Fun fact: You might be able to use a progress bar to trick users into thinking that things are going faster than they really are.
http://www.chrisharrison.net/projects/progressbars/index.html
You could use a 'log-file' to keep track of the zipped files, and of how many files still remain.
The procedural way should be like this:
Count the numbers of file, write it in a text file, in a format like totalfiles.filespreocessed
Every file you zip, simply update the file
So, if you have to zip 3 files, the log file will grown as:
3.0 -> begin, no file still processed
3.1 -> 1 file on 3 processed, 33% task complete
3.2 -> 2 file on 3 processed, 66% task complete
3.3 -> 3 file on 3 processed, 100% task complete
And then with a simple ajax function (an interval) check the log-file every second.
In python, open, read and rite a file such small should be very quick, but maybe can cause some requests trouble if you'll have many users doing that in the same time, but obviously you'll need to create a log file for each request, maybe with rand name, and delete it after the task is completed.
A problem could be that, for let the ajax read the log-file, you'll need to open and close the file handler in python every time you update it.
Eventually, for a more accurate progress meter, you culd even use the file size instead of the number of file as parameter.
Better than a static page, show a Javascript dialog (using Shadowbox, JQuery UI or some custom method) with a throbber ( you can get some at hxxp://www.ajaxload.info/ ).

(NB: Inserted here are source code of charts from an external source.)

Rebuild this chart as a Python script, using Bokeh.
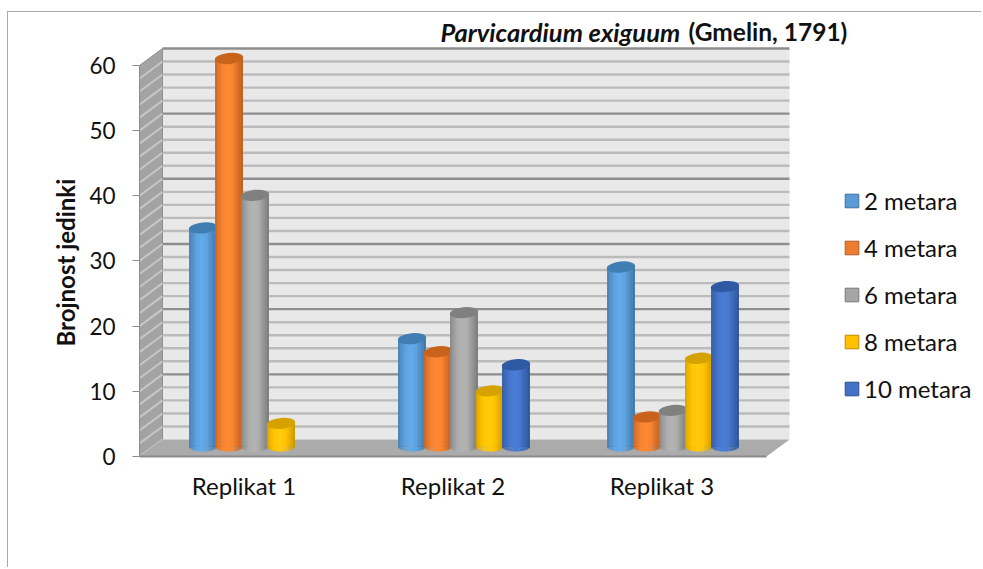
from bokeh.plotting import figure
from bokeh.models import Range1d, FixedTicker, Label, Legend, LegendItem, Title
from bokeh.embed import file_html
from bokeh.resources import INLINE

# ---- data
categories = ["Replikat 1", "Replikat 2", "Replikat 3"]
series_names = ["2 metara", "4 metara", "6 metara", "8 metara", "10 metara"]
m2 = [34, 17, 28]
m4 = [60, 15, 5]
m6 = [39, 21, 6]
m8 = [4, 9, 14]
m10 = [0, 13, 25]
y_ticks = [0, 10, 20, 30, 40, 50, 60]
grid_values = list(range(2, 62, 2))

# ---- style
all_series = [m2, m4, m6, m8, m10]
base_cols = ["#5B9BD5", "#ED7D31", "#A5A5A5", "#FFC000", "#4472C4"]
light_cols = ["#62ABEA", "#FF8A32", "#B4B4B4", "#FFCB0A", "#4A7DD6"]
dark_cols = ["#3A72A3", "#B85A1A", "#757575", "#C49400", "#2B5296"]
top_cols = ["#3F7DB3", "#C9621B", "#808080", "#D6A200", "#2F5AA3"]
leg_edge = ["#41719C", "#AE5A21", "#787878", "#BC8C00", "#2F528F"]

PXX = 209.0      # px per category
PXY = 6.517      # px per unit
DX = 23 / PXX    # depth of the box
DY = 17 / PXY
STEP = 26 / PXX
BW = 27.5 / PXX
BASE_TOP = 7 / PXY
BASE_BOT = 10 / PXY
SHIFT = 11 / PXX
FRAME_W = 843
FRAME_H = 445
Y0 = -2 / PXY


def mix(a, b, t):
    ca = [int(a[i:i + 2], 16) for i in (1, 3, 5)]
    cb = [int(b[i:i + 2], 16) for i in (1, 3, 5)]
    return "#%02x%02x%02x" % tuple(round(x + (y - x) * t) for x, y in zip(ca, cb))


p = figure(
    width=974, height=556, output_backend="svg", toolbar_location=None,
    x_range=Range1d(0, FRAME_W / PXX), y_range=Range1d(Y0, Y0 + FRAME_H / PXY),
    min_border_left=131, min_border_right=0, min_border_top=1, min_border_bottom=110,
    outline_line_color=None, background_fill_color="white", border_fill_color="white",
)
p.styles = {"border-left": "1px solid #a9a9a9", "border-top": "1px solid #a9a9a9",
            "margin-top": "11px", "margin-left": "7px"}
p.grid.visible = False

xa = p.xaxis[0]
xa.ticker = FixedTicker(ticks=[i + 0.5 for i in range(len(categories))])
xa.major_label_overrides = {i + 0.5: c for i, c in enumerate(categories)}
xa.axis_line_color = None
xa.major_tick_line_color = None
xa.minor_tick_line_color = None
xa.major_label_text_font = "Lato"
xa.major_label_text_font_size = "24px"
xa.major_label_text_color = "#111111"
xa.major_label_standoff = 6

ya = p.yaxis[0]
ya.ticker = FixedTicker(ticks=y_ticks)
ya.bounds = (0, 60)
ya.axis_line_color = "#8c8c8c"
ya.major_tick_line_color = "#8c8c8c"
ya.major_tick_out = 7
ya.major_tick_in = 0
ya.minor_tick_line_color = None
ya.major_label_text_font = "Lato"
ya.major_label_text_font_size = "22.5px"
ya.major_label_text_color = "#111111"
ya.major_label_standoff = 17

# y-axis caption, lifted off the frame centre like the reference
p.add_layout(Title(text="Brojnost jedinki", align="left", offset=112, standoff=14,
                   text_font="Lato", text_font_style="bold", text_font_size="24px",
                   text_color="#111111"), "left")

# ---- box: back wall, side wall, floor
xr_end = 3 + DX
p.quad(left=[DX], right=[xr_end], bottom=[DY], top=[60 + DY], fill_color="#E8E8E8", line_color=None)
p.segment(x0=[DX] * len(grid_values), x1=[xr_end] * len(grid_values),
          y0=[v + DY for v in grid_values], y1=[v + DY for v in grid_values],
          line_color=["#8E8E8E" if v % 10 == 0 else "#BBBBBB" for v in grid_values], line_width=2.4)
p.patch(x=[0, DX, DX, 0], y=[0, DY, 60 + DY, 60], fill_color="#A3A3A3", line_color="#8F8F8F", line_width=1)
p.segment(x0=[0] * len(grid_values), x1=[DX] * len(grid_values),
          y0=[v - 2 for v in grid_values], y1=[v - 2 + DY for v in grid_values],
          line_color="#CFCFCF", line_width=2, line_alpha=0.8)
p.patch(x=[0, 3, xr_end, DX], y=[0, 0, DY, DY], fill_color="#ABABAB", line_color=None)
p.segment(x0=[0], x1=[3], y0=[0], y1=[0], line_color="#8A8A8A", line_width=2)

# ---- cylinders
N = 13
legend_items = []
for s, (name, vals) in enumerate(zip(series_names, all_series)):
    xs = [i + 0.5 + (s - 2) * STEP + SHIFT for i in range(len(vals)) if vals[i] > 0]
    tops = [v + BASE_TOP for v in vals if v > 0]
    r = p.vbar(x=xs, top=tops, bottom=BASE_BOT, width=BW * 0.96, fill_color=base_cols[s],
               line_color=leg_edge[s], line_width=1)
    legend_items.append(LegendItem(label=name, renderers=[r]))
    L, R, B, T, C = [], [], [], [], []
    for x, t in zip(xs, tops):
        for k in range(N):
            u0 = -1 + 2 * k / N
            u1 = -1 + 2 * (k + 1) / N
            um = (u0 + u1) / 2
            L.append(x + u0 * BW / 2)
            R.append(x + u1 * BW / 2)
            B.append(BASE_BOT - (5 / PXY) * (1 - um * um) ** 0.5)
            T.append(t)
            # dark at the edges, brightest a little left of the middle
            d = abs(um + 0.1)
            if d < 0.45:
                col = mix(light_cols[s], base_cols[s], d / 0.45 * 0.5)
            else:
                col = mix(base_cols[s], dark_cols[s], ((d - 0.45) / 0.65) ** 1.2)
            C.append(col)
    p.quad(left=L, right=R, bottom=B, top=T, fill_color=C, line_color=None)
    p.ellipse(x=xs, y=tops, width=28.5, height=11, width_units="screen", height_units="screen",
              angle=0.1, fill_color=top_cols[s], line_color=None)

legend = Legend(items=legend_items, location=(704, 55), orientation="vertical",
                background_fill_alpha=0, border_line_color=None, padding=0, margin=0,
                glyph_width=17, glyph_height=17, label_height=20, spacing=18,
                label_standoff=4, label_text_font="Lato", label_text_font_size="24px",
                label_text_color="#111111")
p.add_layout(legend)

p.add_layout(Label(x=(441 - 140) / PXX, y=(455 - 30) / PXY, text="Parvicardium exiguum",
                   text_font="Lato", text_font_style="bold italic", text_font_size="25.5px",
                   text_baseline="middle", text_color="#111111"))
p.add_layout(Label(x=(689 - 140) / PXX, y=(455 - 30) / PXY, text="(Gmelin, 1791)",
                   text_font="Lato", text_font_style="bold", text_font_size="24.5px",
                   text_baseline="middle", text_color="#111111"))

open("out.html", "w").write(file_html(p, INLINE))
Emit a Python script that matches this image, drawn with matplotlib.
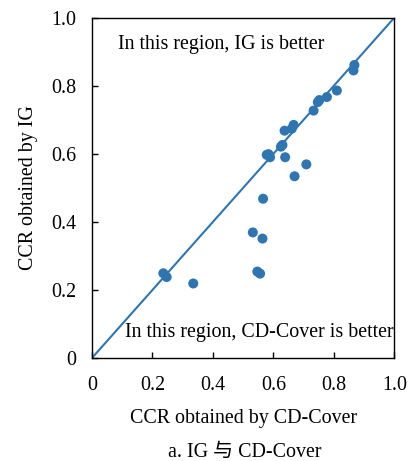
import numpy as np
import matplotlib.pyplot as plt
from matplotlib.ticker import FuncFormatter

plt.rcParams['font.family'] = ['Liberation Serif', 'Noto Sans CJK SC']
plt.rcParams['font.size'] = 14.4

# CCR of CD-Cover (x) vs IG (y)
ccr_cdcover = [0.236, 0.247, 0.335, 0.532, 0.564, 0.547, 0.556, 0.566, 0.670, 0.709,
               0.639, 0.578, 0.589, 0.584, 0.625, 0.630, 0.637, 0.661, 0.667, 0.733,
               0.747, 0.752, 0.777, 0.810, 0.865, 0.868]
ccr_ig = [0.249, 0.238, 0.219, 0.369, 0.351, 0.254, 0.248, 0.468, 0.534, 0.569,
          0.590, 0.597, 0.590, 0.599, 0.621, 0.626, 0.668, 0.674, 0.685, 0.727,
          0.752, 0.758, 0.767, 0.786, 0.845, 0.861]
ticks = [0, 0.2, 0.4, 0.6, 0.8, 1.0]

color = '#2e75b2'

fig = plt.figure(figsize=(4.11, 4.61), dpi=100)
ax = fig.add_axes([0.2238, 0.2234, 0.7356, 0.7382])

ax.plot([0, 1], [0, 1], color=color, lw=1.5)
ax.scatter(ccr_cdcover, ccr_ig, s=52, color=color, zorder=3, edgecolors='none')

ax.set_xlim(0, 1)
ax.set_ylim(0, 1)
ax.set_xticks(ticks)
ax.set_yticks(ticks)
fmt = FuncFormatter(lambda v, p: '0' if v == 0 else f'{v:.1f}')
ax.xaxis.set_major_formatter(fmt)
ax.yaxis.set_major_formatter(fmt)
ax.tick_params(direction='in', length=4, width=1, labelsize=14.4)
ax.tick_params(axis='x', pad=13)
ax.tick_params(axis='y', pad=11)
for s in ax.spines.values():
    s.set_linewidth(1.0)

ax.text(0.086, 0.92, 'In this region, IG is better', va='center', ha='left', fontsize=14.4)
ax.text(0.109, 0.076, 'In this region, CD-Cover is better', va='center', ha='left', fontsize=14.4)

ax.set_xlabel('CCR obtained by CD-Cover', fontsize=14.4, labelpad=10)
ax.set_ylabel('CCR obtained by IG', fontsize=14.4, labelpad=10)

fig.text(0.596, 1 - 452 / 461, 'a. IG 与 CD-Cover', ha='center', va='center', fontsize=14.4)

fig.savefig('out.png', dpi=100)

You can also show the throbber in your page, without dialogs. Most users only want to know their action is being handled, and can live without reliable progress information ("Please wait, this could take some time...")
JQUery UI also has a progress bar API. You could make periodic AJAX queries to a didcated page on your website to get a progress report and change the progress bar accordingly. Depending on how often the archiving is ran, how many users can trigger it and how you authenticate your users, this could be quite hard.